I have written a book on goal setting. I am now in the editing process. As I edit, I will post most of the book here, for free. This is from the introduction.
If you do not know me, I should warn you. I am the teacher in the best-selling series Visual Latin.
There will be a bit of Latin in this book. I can’t help it. Latin is the source of much of the English language. I see it everywhere. I am a Latin teacher. I can’t help it.
So, here we go. Here comes a little Latin.
Our English word potential comes from the Latin word for power.
The Latin word is potens.
From potens, English also gets the words potent (powerful), impotent (no power), and potency (the level of power).
The definitions in parentheses are quick and easy definitions, by the way. If you look these words up in a dictionary, you will find more. Since is a book on goal-setting and since it is not a dictionary, I will play fast and loose with some definitions.
Back to potens.
We also get the word potential from the Latin word potens.
At some point in your life, you may have heard someone say, “You are not living up to your full potential.”
If you have heard this statement before, it probably stung a little. You may have felt insulted.
It wasn’t an insult.
If someone tells you that you are not living up to your full potential, they are complimenting you.

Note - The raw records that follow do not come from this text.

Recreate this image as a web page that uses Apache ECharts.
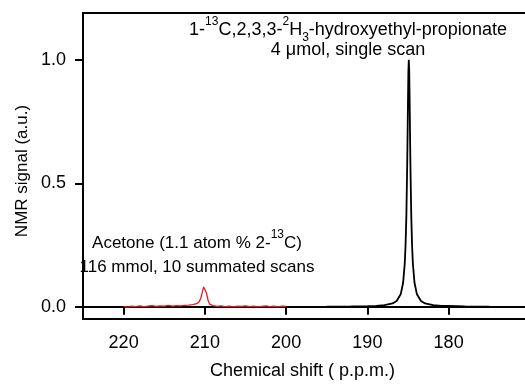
<!DOCTYPE html>
<html>
<head>
<meta charset="utf-8">
<script src="https://cdn.jsdelivr.net/npm/echarts@6/dist/echarts.min.js"></script>
<style>
  html, body { margin: 0; padding: 0; background: #fff; }
  #chart { width: 525px; height: 384px; }
</style>
</head>
<body>
<div id="chart"></div>
<script>
// chemical shift (ppm) / signal pairs
var acetoneShift = [220, 219.5, 219, 218.5, 218, 217.5, 217, 216.5, 216, 215.5, 215, 214.5, 214, 213.5, 213, 212.5, 212, 211.5, 211, 210.7, 210.5, 210.3, 210.15, 210.05, 209.95, 209.8, 209.6, 209.4, 209, 208.5, 208, 207.5, 207, 206.5, 206, 205.5, 205, 204.5, 204, 203.5, 203, 202.5, 202, 201.5, 201, 200.5, 200];
var acetoneSignal = [0.001, -0.002, 0.002, 0.000, 0.003, -0.001, 0.002, 0.004, 0.001, 0.003, 0.002, 0.005, 0.002, 0.004, 0.003, 0.005, 0.006, 0.008, 0.012, 0.020, 0.035, 0.060, 0.080, 0.086, 0.080, 0.055, 0.025, 0.010, 0.004, 0.001, 0.003, 0.000, 0.002, -0.001, 0.002, 0.001, 0.003, 0.000, 0.002, -0.001, 0.001, 0.003, 0.000, 0.002, -0.001, 0.002, 0.001];

var propShift = [195, 192, 190, 188.9, 187.9, 186.9, 186.4, 185.9, 185.6, 185.4, 185.3, 185.2, 185.1, 185.05, 185.0, 184.95, 184.9, 184.85, 184.8, 184.75, 184.7, 184.6, 184.5, 184.4, 184.2, 183.9, 183.4, 182.9, 181.9, 180.9, 180.0, 179.9, 179.8, 178, 175];
var propSignal = [0.000, 0.001, 0.002, 0.003, 0.006, 0.013, 0.023, 0.050, 0.097, 0.175, 0.25, 0.37, 0.57, 0.70, 0.84, 0.955, 1.0, 0.955, 0.84, 0.70, 0.57, 0.37, 0.25, 0.175, 0.097, 0.050, 0.023, 0.013, 0.006, 0.003, 0.003, 0.008, 0.002, 0.001, 0.000];

var xTicks = [220, 210, 200, 190, 180];
var yTicks = [0, 0.5, 1.0];

function pairs(xs, ys) {
  return xs.map(function (x, i) { return [x, ys[i]]; });
}

var font = '"Liberation Sans", Arial, Helvetica, sans-serif';
var fs = 18;
function richStyle(size) {
  var small = Math.round(size * 0.68);
  return {
    n: { fontSize: size, fontFamily: font, color: '#000', lineHeight: 28, verticalAlign: 'middle' },
    sup: { fontSize: small, fontFamily: font, color: '#000', lineHeight: 28, verticalAlign: 'top' },
    sub: { fontSize: small, fontFamily: font, color: '#000', lineHeight: 28, verticalAlign: 'bottom' }
  };
}

var chart = echarts.init(document.getElementById('chart'));
chart.setOption({
  backgroundColor: '#fff',
  animation: false,
  grid: {
    left: 83, top: 13, right: -3, bottom: 65,
    outerBoundsMode: 'none',
    containLabel: false,
    show: true, borderColor: '#000', borderWidth: 2
  },
  xAxis: {
    type: 'value',
    inverse: true,
    min: 170.23,
    max: 225,
    name: 'Chemical shift ( p.p.m.)',
    nameLocation: 'middle',
    nameGap: 43,
    nameTextStyle: { fontSize: fs, fontFamily: font, color: '#000', padding: [0, 0, 0, -6] },
    axisLine: { lineStyle: { color: '#000', width: 2 } },
    axisTick: { customValues: xTicks, length: 8, lineStyle: { color: '#000', width: 2 } },
    axisLabel: { customValues: xTicks, margin: 15, fontSize: fs, fontFamily: font, color: '#000' },
    splitLine: { show: false }
  },
  yAxis: {
    type: 'value',
    min: -0.05,
    max: 1.19,
    axisLine: { lineStyle: { color: '#000', width: 2 } },
    axisTick: { customValues: yTicks, length: 8, lineStyle: { color: '#000', width: 2 } },
    axisLabel: {
      customValues: yTicks, margin: 17, fontSize: fs, fontFamily: font, color: '#000',
      formatter: function (v) { return v.toFixed(1); }
    },
    splitLine: { show: false }
  },
  series: [
    {
      type: 'line',
      data: pairs(acetoneShift, acetoneSignal),
      showSymbol: false,
      lineStyle: { color: '#f0141e', width: 1.3 }
    },
    {
      type: 'line',
      data: pairs(propShift, propSignal),
      showSymbol: false,
      lineStyle: { color: '#000', width: 1.8 }
    }
  ],
  graphic: [
    {
      type: 'text', x: 22, y: 171, rotation: Math.PI / 2,
      style: { text: 'NMR signal (a.u.)', font: '17px ' + font, fill: '#000', align: 'center', verticalAlign: 'middle' }
    },
    {
      type: 'text', x: 348, y: 30,
      style: {
        text: '{n|1-}{sup|13}{n|C,2,3,3-}{sup|2}{n|H}{sub|3}{n|-hydroxyethyl-propionate}',
        rich: richStyle(18), align: 'center', verticalAlign: 'middle'
      }
    },
    {
      type: 'text', x: 348, y: 50,
      style: { text: '4 μmol, single scan', font: '18px ' + font, fill: '#000', align: 'center', verticalAlign: 'middle' }
    },
    {
      type: 'text', x: 197, y: 243,
      style: {
        text: '{n|Acetone (1.1 atom % 2-}{sup|13}{n|C)}',
        rich: richStyle(17), align: 'center', verticalAlign: 'middle'
      }
    },
    {
      type: 'text', x: 197, y: 267,
      style: { text: '116 mmol, 10 summated scans', font: '17px ' + font, fill: '#000', align: 'center', verticalAlign: 'middle' }
    }
  ]
});
</script>
</body>
</html>
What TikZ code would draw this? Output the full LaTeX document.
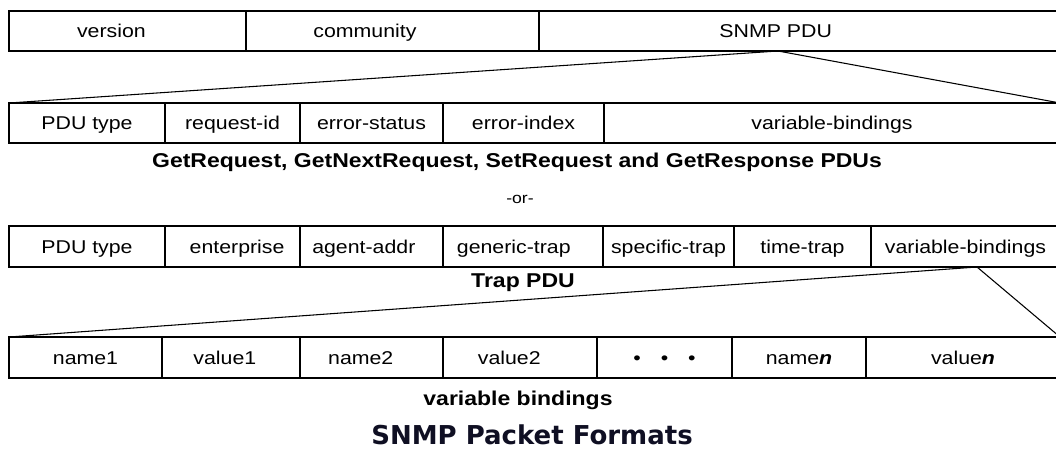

The person is telling you they see something in you. They see power. They see potential. They see potens.
I believe all of us have more potential than we use. I believe most of us go through life in first gear when we could easily shift into second, third, fourth, or fifth gear.
The trouble is, most of us don’t know how to shift into the higher gears.
I know. I spent most of my early career in first gear. I never gave my potential much thought. I thought I had maxed out. I was wrong.
When I learned to set goals, I shifted into the higher gears. I picked up speed. Lots of speed.
You can too. You have the potential. You have the power.
Setting goals will unleash your potential.
You can change. You simply must be willing to change.
We can all do that.
Here is how to tap into your power.
Forget about proving yourself.
Instead, Focus on improving yourself.
Do you see the difference?
If you focus on proving yourself to others, you will become discouraged easily. You will depend on the approval of others. You may say things like, “I failed.” “I didn’t make it.” “I can’t do this.” “I’ll never succeed.” “I’ll never figure this out.” “I’ll never catch up with everyone else.”
But, if you focus on improving yourself, you will say things like, “I can do this.” “I can learn this.” “I am getting better at this.”
I teach online.
I “teach” Latin, Spanish, French, and German. Sometimes I “teach” Greek and Italian.
I don’t have a college degree in the languages I teach.
I never went to college to learn these languages.
I am not an academically educated expert.
Instead, I am improving. Constantly improving. Publicly.
I do not focus on proving myself. I focus on improving.
I do not focus on getting people to notice how good I am at languages. Quite the opposite, in fact. I am willing to be embarrassingly bad at languages. Publicly.
Put another way, I do not focus on being good at languages. I focus on getting good at languages. There is a difference.
In the book Succeed: How to Hit our Goals by Heidi Halverson, we read this:
“When we focus on getting better, we take difficulty in stride — using our experiences to fuel our improvement. People who pursue growth often turn in the best performances because they are far more resilient in the face of challenges.
When your goal is to get better rather than to be good, you tend to enjoy what you’re doing more and find it more interesting. You anticipate the journey as much as the destination.”
When you set goals, make sure are focused on getting better.
Eventually, you will be good at whatever it is you tackle.
Until that day comes, focus on improvement.
Forget being good. Focus on getting good.